Common Misconceptions About Business Loans

Business Loans

Business loans can be an effective tool to grow your business when use strategically. However, there are plenty of myths floating around that can keep you from exploring loan options. Separating fact from fiction can help you make smart financing decisions. Here are common business loan myths you should not believe in:

You Need Perfect Credit to Get Approved

A high credit score helps, but it is not the only factor lenders look at. Many lenders consider your business’s cash flow, time in business, and overall financial health. You might still qualify for financing even if you do not have spotless credit, especially with alternative lenders who take a more flexible approach. Improving your credit over time is a good idea, but you should not assume a few past mistakes will automatically disqualify you from getting help when you need it.

All Business Loans Require Collateral

Some people think you must put up property, equipment, or personal assets to get a loan. Traditional banks often require collateral, but not all business loans do. You can take out unsecured loans, business lines of credit, and some online loans without pledging assets. But unsecured loans might come with slightly higher interest rates to offset the risk to the lender.

Only Failing Businesses Need Loans

Any successful business uses loans as a strategic way to invest in growth. You can use these loans to open a new location, buy inventory, or upgrade equipment. A business loan does not mean you are struggling. Rather, it can mean you are planning, seizing opportunities, and showing your ability to manage cash flow.

The Application Process Is Always Long and Complicated

These days, the loan application process is often faster and easier, especially with online lenders and fintech platforms. Some applications take as little as 10–15 minutes to complete, and you might receive approval in a matter of days. You will still need to provide documentation, but the overall experience has improved a lot in recent years. You just need to be organized and know what lenders typically ask for.

You Should Only Borrow When You Are Desperate

Borrowing when you are in crisis might not always lead to the best terms. Securing funding when your business is stable and growing is the best decision to make. This is when you might qualify for favorable rates and terms.

Using a loan for expansion, seasonal planning, or taking on a big client order can help you grow without stressing your cash flow. Waiting until you are desperate could limit your options and cost more in the long run.

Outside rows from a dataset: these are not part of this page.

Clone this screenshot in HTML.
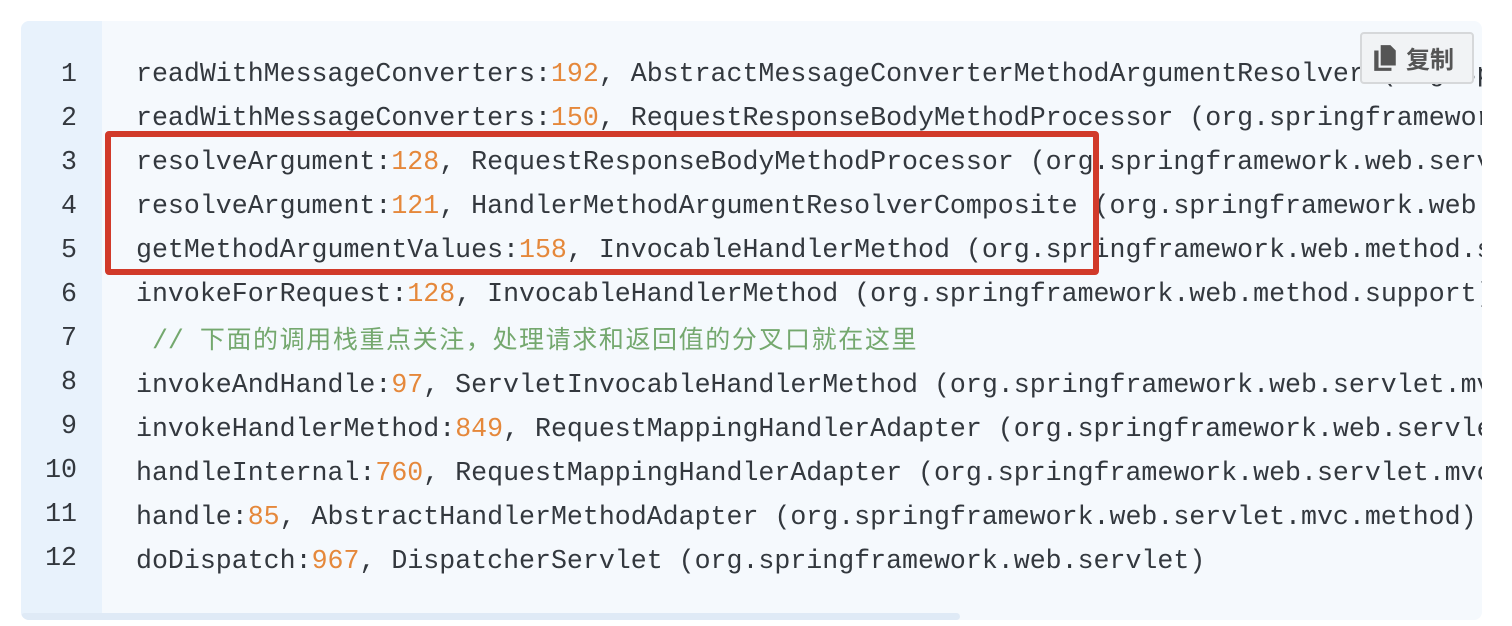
<!DOCTYPE html>
<html><head><meta charset="utf-8"><style>
html,body{margin:0;padding:0;background:#fff;width:1512px;height:626px;overflow:hidden}
.box{position:absolute;left:21px;top:21px;width:1461px;height:599px;background:#f5f9fd;border-radius:8px;overflow:hidden}
.gut{position:absolute;left:0;top:0;width:81px;height:599px;background:#e8f2fc}
.ln{position:absolute;left:0;width:56px;text-align:right;font:26.6px "Liberation Mono",monospace;color:#33383e;line-height:44px}
.code{position:absolute;left:115px;white-space:pre;font:26.6px "Liberation Mono","Noto Sans CJK SC",monospace;color:#33383e;line-height:44px}
.n{color:#e5883b}
.c{color:#74a86e}
.c .z{letter-spacing:1.6px;font-family:"Noto Sans CJK SC",sans-serif;font-size:25px}
.sb{position:absolute;left:0;top:592px;width:939px;height:7px;background:#dfeaf6;border-radius:4px}
.red{position:absolute;left:105px;top:131px;width:982px;height:132px;border:6px solid #d13a2a;border-radius:4px}
.btn{position:absolute;left:1360px;top:32px;width:110px;height:48px;background:#f1f3f5;border:2px solid #d6d8da;border-radius:4px;font:bold 24px "Noto Sans CJK SC",sans-serif;color:#555;line-height:48px}
.btn span{position:absolute;left:44px;top:0}
</style></head><body>
<div class="box">
<div class="gut"></div>
<div class="sb"></div>
<div class="ln" style="top:31px">1<br>2<br>3<br>4<br>5<br>6<br>7<br>8<br>9<br>10<br>11<br>12</div>
<div class="code" style="top:31px">readWithMessageConverters:<span class="n">192</span>, AbstractMessageConverterMethodArgumentResolver (org.springframework
readWithMessageConverters:<span class="n">150</span>, RequestResponseBodyMethodProcessor (org.springframework
resolveArgument:<span class="n">128</span>, RequestResponseBodyMethodProcessor (org.springframework.web.servlet
resolveArgument:<span class="n">121</span>, HandlerMethodArgumentResolverComposite (org.springframework.web.method
getMethodArgumentValues:<span class="n">158</span>, InvocableHandlerMethod (org.springframework.web.method.support
invokeForRequest:<span class="n">128</span>, InvocableHandlerMethod (org.springframework.web.method.support)
<span class="c"> // <span class="z">下面的调用栈重点关注，处理请求和返回值的分叉口就在这里</span></span>
invokeAndHandle:<span class="n">97</span>, ServletInvocableHandlerMethod (org.springframework.web.servlet.mvc
invokeHandlerMethod:<span class="n">849</span>, RequestMappingHandlerAdapter (org.springframework.web.servlet
handleInternal:<span class="n">760</span>, RequestMappingHandlerAdapter (org.springframework.web.servlet.mvc
handle:<span class="n">85</span>, AbstractHandlerMethodAdapter (org.springframework.web.servlet.mvc.method)
doDispatch:<span class="n">967</span>, DispatcherServlet (org.springframework.web.servlet)</div>
</div>
<div class="red"></div>
<div class="btn"><svg style="position:absolute;left:11px;top:10px" width="24" height="28" viewBox="0 0 22 26"><path d="M7 1h9l5 5v14H7z" fill="#555"/><path d="M1 6h4v16h12v3H1z" fill="#555"/></svg><span>复制</span></div>
</body></html>
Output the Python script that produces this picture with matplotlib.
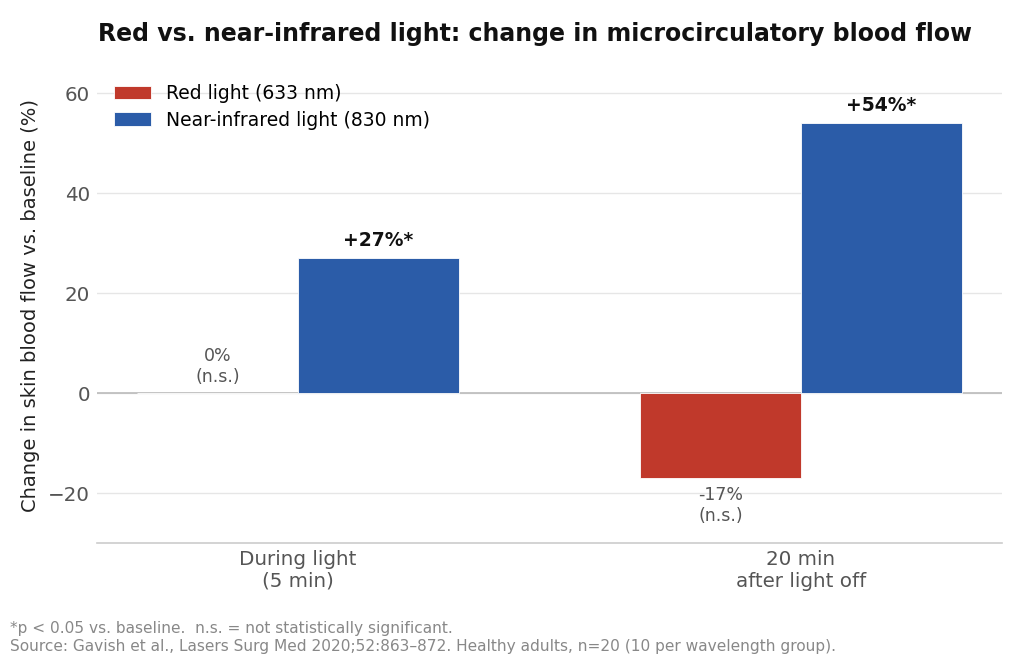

Interest Rates Are Always Sky-High

Some short-term or high-risk loans come with steep interest rates, but not all business loans are expensive. Rates vary depending on the type of loan, your creditworthiness, and the lender’s requirements. You may find competitive rates that fit your budget if you shop around and compare offers. Also, keep in mind that a slightly higher rate does not always mean a bad deal. It depends on what you are using the loan for and how quickly it will generate a return for your business.